#### RECORDED INFORMATION

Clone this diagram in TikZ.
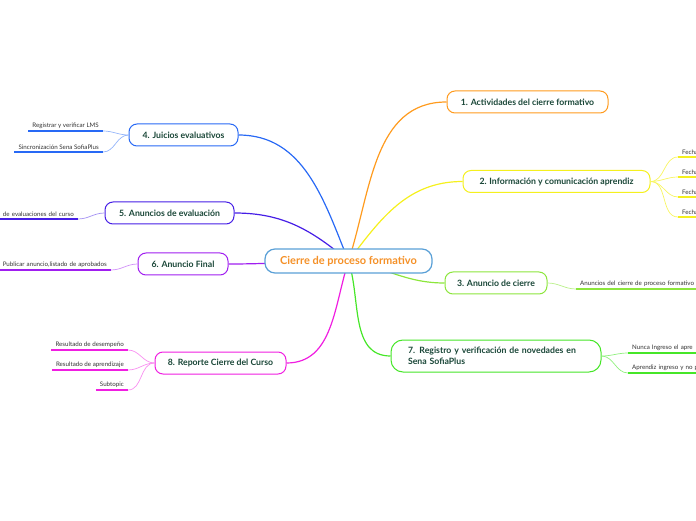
\documentclass[tikz,border=0pt]{standalone}
\usepackage{fontspec}
\setmainfont{Lato}
\usepackage{tikz}
\usetikzlibrary{backgrounds}
\definecolor{rootline}{RGB}{90,160,215}
\definecolor{roottext}{RGB}{245,145,40}
\definecolor{titletext}{RGB}{25,70,55}
\definecolor{subtext}{RGB}{50,50,50}
\definecolor{brone}{RGB}{255,155,30}
\definecolor{brtwo}{RGB}{245,240,30}
\definecolor{brthree}{RGB}{140,230,60}
\definecolor{brfour}{RGB}{40,105,245}
\definecolor{brfive}{RGB}{70,30,230}
\definecolor{brsix}{RGB}{160,30,240}
\definecolor{brseven}{RGB}{70,230,40}
\definecolor{breight}{RGB}{240,30,225}

\begin{document}
\begin{tikzpicture}[x=1pt, y=1pt,
    topic/.style={draw, fill=white, rounded corners=8pt, line width=1pt,
        minimum height=22pt, inner sep=2pt, text=titletext,
        font=\bfseries\fontsize{8.7}{11}\selectfont},
    subtopic/.style={inner xsep=4pt, inner ysep=2pt, text=subtext,
        font=\fontsize{6.2}{7}\selectfont},
    branch/.style={line width=1.2pt},
    twig/.style={line width=0.7pt},
    uline/.style={line width=1.8pt}
]
\useasboundingbox (0,0) rectangle (696,520);
\clip (0,0) rectangle (696,520);
\node[draw=rootline, fill=white, rounded corners=10pt, line width=1.2pt,
    minimum width=167pt, minimum height=24pt, text=roottext,
    font=\bfseries\fontsize{11}{13}\selectfont] (root) at (348.5,259)
    {Cierre de proceso formativo};
\node[topic, draw=brone, minimum width=161pt] (t1) at (527.5,418)
    {1. Actividades del cierre formativo};
\node[topic, draw=brtwo, minimum width=187pt] (t2) at (556.5,338.5)
    {2. Información y comunicación aprendiz};
\node[topic, draw=brthree, minimum width=102pt] (t3) at (496,237)
    {3. Anuncio de cierre};
\node[topic, draw=brfour, minimum width=109pt] (t4) at (183.5,385)
    {4. Juicios evaluativos};
\node[topic, draw=brfive, minimum width=129pt] (t5) at (169.5,307)
    {5. Anuncios de evaluación};
\node[topic, draw=brsix, minimum width=90pt] (t6) at (183,256)
    {6. Anuncio Final};
\node[topic, draw=brseven, minimum height=32pt, text width=180pt,
    inner xsep=15pt, align=left, rounded corners=12pt] (t7) at (496,164)
    {\hspace*{2pt}7. Registro y verificación de novedades en\\\hspace*{2pt}Sena SofiaPlus};
\node[topic, draw=breight, minimum width=131pt] (t8) at (220.5,157)
    {8. Reporte Cierre del Curso};

\node[subtopic, anchor=south west, text width=40pt, align=left] (s2a) at (678,363) {Fecha};
\node[subtopic, anchor=south west, text width=40pt, align=left] (s2b) at (678,343) {Fecha};
\node[subtopic, anchor=south west, text width=40pt, align=left] (s2c) at (678,323) {Fecha};
\node[subtopic, anchor=south west, text width=40pt, align=left] (s2d) at (678,303) {Fecha};
\node[subtopic, anchor=south west, text width=130pt, align=left] (s3a) at (576,231)
    {Anuncios del cierre de proceso formativo};
\node[subtopic, anchor=south east] (s4a) at (103,389) {Registrar y verificar LMS};
\node[subtopic, anchor=south east] (s4b) at (103,368) {Sincronización Sena SofiaPlus};
\node[subtopic, anchor=south east, text width=100pt, align=right] (s5a) at (78,301)
    {de evaluaciones del curso};
\node[subtopic, anchor=south east, text width=120pt, align=right] (s6a) at (111,250)
    {Publicar anuncio,listado de aprobados};
\node[subtopic, anchor=south west, text width=80pt, align=left] (s7a) at (628,167)
    {Nunca Ingreso el apre};
\node[subtopic, anchor=south west, text width=80pt, align=left] (s7b) at (628,147)
    {Aprendiz ingreso y no p};
\node[subtopic, anchor=south east] (s8a) at (128,170) {Resultado de desempeño};
\node[subtopic, anchor=south east] (s8b) at (128,150) {Resultado de aprendizaje};
\node[subtopic, anchor=south east] (s8c) at (128,130) {Subtopic};

\begin{scope}[on background layer]
\draw[branch, brone] (root.center) to[out=72, in=180] (t1.west);
\draw[branch, brtwo] (root.center) to[out=53, in=180] (t2.west);
\draw[branch, brthree] (root.center) to[out=-10, in=180] (t3.west);
\draw[branch, brfour] (root.center) to[out=112, in=0] (t4.east);
\draw[branch, brfive] (root.center) to[out=140, in=0] (t5.east);
\draw[branch, brsix] (root.center) to[out=180, in=0] (t6.east);
\draw[branch, brseven] (root.center) to[out=-72, in=180] (t7.west);
\draw[branch, breight] (root.center) to[out=-108, in=0] (t8.east);
\end{scope}

\foreach \s in {s2a,s2b,s2c,s2d}
    \draw[twig, brtwo!70] (t2.east) to[out=0, in=180] (\s.south west);
\draw[twig, brthree!60] (t3.east) to[out=0, in=180] (s3a.south west);
\foreach \s in {s4a,s4b}
    \draw[twig, brfour!50] (t4.west) to[out=180, in=0] (\s.south east);
\draw[twig, brfive!50] (t5.west) to[out=180, in=0] (s5a.south east);
\draw[twig, brsix!50] (t6.west) to[out=180, in=0] (s6a.south east);
\foreach \s in {s7a,s7b}
    \draw[twig, brseven!60] (t7.east) to[out=0, in=180] (\s.south west);
\foreach \s in {s8a,s8b,s8c}
    \draw[twig, breight!50] (t8.west) to[out=180, in=0] (\s.south east);

\foreach \s in {s2a,s2b,s2c,s2d}
    \draw[uline, brtwo] (\s.south west) -- (\s.south east);
\draw[uline, brthree] (s3a.south west) -- (s3a.south east);
\foreach \s in {s4a,s4b}
    \draw[uline, brfour] (\s.south west) -- (\s.south east);
\draw[uline, brfive] (s5a.south west) -- (s5a.south east);
\draw[uline, brsix] (s6a.south west) -- (s6a.south east);
\foreach \s in {s7a,s7b}
    \draw[uline, brseven] (\s.south west) -- (\s.south east);
\foreach \s in {s8a,s8b,s8c}
    \draw[uline, breight] (\s.south west) -- (\s.south east);
\end{tikzpicture}
\end{document}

#### STATED EXERCISE
Output all of the data exactly as it stands, minus any images.

#### RESULT OF THE TASK
Clone this diagram in TikZ.
\documentclass[tikz,border=0pt]{standalone}
\usepackage{fontspec}
\setmainfont{Lato}
\usepackage{tikz}
\usetikzlibrary{backgrounds}
\definecolor{rootline}{RGB}{90,160,215}
\definecolor{roottext}{RGB}{245,145,40}
\definecolor{titletext}{RGB}{25,70,55}
\definecolor{subtext}{RGB}{50,50,50}
\definecolor{brone}{RGB}{255,155,30}
\definecolor{brtwo}{RGB}{245,240,30}
\definecolor{brthree}{RGB}{140,230,60}
\definecolor{brfour}{RGB}{40,105,245}
\definecolor{brfive}{RGB}{70,30,230}
\definecolor{brsix}{RGB}{160,30,240}
\definecolor{brseven}{RGB}{70,230,40}
\definecolor{breight}{RGB}{240,30,225}

\begin{document}
\begin{tikzpicture}[x=1pt, y=1pt,
    topic/.style={draw, fill=white, rounded corners=8pt, line width=1pt,
        minimum height=22pt, inner sep=2pt, text=titletext,
        font=\bfseries\fontsize{8.7}{11}\selectfont},
    subtopic/.style={inner xsep=4pt, inner ysep=2pt, text=subtext,
        font=\fontsize{6.2}{7}\selectfont},
    branch/.style={line width=1.2pt},
    twig/.style={line width=0.7pt},
    uline/.style={line width=1.8pt}
]
\useasboundingbox (0,0) rectangle (696,520);
\clip (0,0) rectangle (696,520);
\node[draw=rootline, fill=white, rounded corners=10pt, line width=1.2pt,
    minimum width=167pt, minimum height=24pt, text=roottext,
    font=\bfseries\fontsize{11}{13}\selectfont] (root) at (348.5,259)
    {Cierre de proceso formativo};
\node[topic, draw=brone, minimum width=161pt] (t1) at (527.5,418)
    {1. Actividades del cierre formativo};
\node[topic, draw=brtwo, minimum width=187pt] (t2) at (556.5,338.5)
    {2. Información y comunicación aprendiz};
\node[topic, draw=brthree, minimum width=102pt] (t3) at (496,237)
    {3. Anuncio de cierre};
\node[topic, draw=brfour, minimum width=109pt] (t4) at (183.5,385)
    {4. Juicios evaluativos};
\node[topic, draw=brfive, minimum width=129pt] (t5) at (169.5,307)
    {5. Anuncios de evaluación};
\node[topic, draw=brsix, minimum width=90pt] (t6) at (183,256)
    {6. Anuncio Final};
\node[topic, draw=brseven, minimum height=32pt, text width=180pt,
    inner xsep=15pt, align=left, rounded corners=12pt] (t7) at (496,164)
    {\hspace*{2pt}7. Registro y verificación de novedades en\\\hspace*{2pt}Sena SofiaPlus};
\node[topic, draw=breight, minimum width=131pt] (t8) at (220.5,157)
    {8. Reporte Cierre del Curso};

\node[subtopic, anchor=south west, text width=40pt, align=left] (s2a) at (678,363) {Fecha};
\node[subtopic, anchor=south west, text width=40pt, align=left] (s2b) at (678,343) {Fecha};
\node[subtopic, anchor=south west, text width=40pt, align=left] (s2c) at (678,323) {Fecha};
\node[subtopic, anchor=south west, text width=40pt, align=left] (s2d) at (678,303) {Fecha};
\node[subtopic, anchor=south west, text width=130pt, align=left] (s3a) at (576,231)
    {Anuncios del cierre de proceso formativo};
\node[subtopic, anchor=south east] (s4a) at (103,389) {Registrar y verificar LMS};
\node[subtopic, anchor=south east] (s4b) at (103,368) {Sincronización Sena SofiaPlus};
\node[subtopic, anchor=south east, text width=100pt, align=right] (s5a) at (78,301)
    {de evaluaciones del curso};
\node[subtopic, anchor=south east, text width=120pt, align=right] (s6a) at (111,250)
    {Publicar anuncio,listado de aprobados};
\node[subtopic, anchor=south west, text width=80pt, align=left] (s7a) at (628,167)
    {Nunca Ingreso el apre};
\node[subtopic, anchor=south west, text width=80pt, align=left] (s7b) at (628,147)
    {Aprendiz ingreso y no p};
\node[subtopic, anchor=south east] (s8a) at (128,170) {Resultado de desempeño};
\node[subtopic, anchor=south east] (s8b) at (128,150) {Resultado de aprendizaje};
\node[subtopic, anchor=south east] (s8c) at (128,130) {Subtopic};

\begin{scope}[on background layer]
\draw[branch, brone] (root.center) to[out=72, in=180] (t1.west);
\draw[branch, brtwo] (root.center) to[out=53, in=180] (t2.west);
\draw[branch, brthree] (root.center) to[out=-10, in=180] (t3.west);
\draw[branch, brfour] (root.center) to[out=112, in=0] (t4.east);
\draw[branch, brfive] (root.center) to[out=140, in=0] (t5.east);
\draw[branch, brsix] (root.center) to[out=180, in=0] (t6.east);
\draw[branch, brseven] (root.center) to[out=-72, in=180] (t7.west);
\draw[branch, breight] (root.center) to[out=-108, in=0] (t8.east);
\end{scope}

\foreach \s in {s2a,s2b,s2c,s2d}
    \draw[twig, brtwo!70] (t2.east) to[out=0, in=180] (\s.south west);
\draw[twig, brthree!60] (t3.east) to[out=0, in=180] (s3a.south west);
\foreach \s in {s4a,s4b}
    \draw[twig, brfour!50] (t4.west) to[out=180, in=0] (\s.south east);
\draw[twig, brfive!50] (t5.west) to[out=180, in=0] (s5a.south east);
\draw[twig, brsix!50] (t6.west) to[out=180, in=0] (s6a.south east);
\foreach \s in {s7a,s7b}
    \draw[twig, brseven!60] (t7.east) to[out=0, in=180] (\s.south west);
\foreach \s in {s8a,s8b,s8c}
    \draw[twig, breight!50] (t8.west) to[out=180, in=0] (\s.south east);

\foreach \s in {s2a,s2b,s2c,s2d}
    \draw[uline, brtwo] (\s.south west) -- (\s.south east);
\draw[uline, brthree] (s3a.south west) -- (s3a.south east);
\foreach \s in {s4a,s4b}
    \draw[uline, brfour] (\s.south west) -- (\s.south east);
\draw[uline, brfive] (s5a.south west) -- (s5a.south east);
\draw[uline, brsix] (s6a.south west) -- (s6a.south east);
\foreach \s in {s7a,s7b}
    \draw[uline, brseven] (\s.south west) -- (\s.south east);
\foreach \s in {s8a,s8b,s8c}
    \draw[uline, breight] (\s.south west) -- (\s.south east);
\end{tikzpicture}
\end{document}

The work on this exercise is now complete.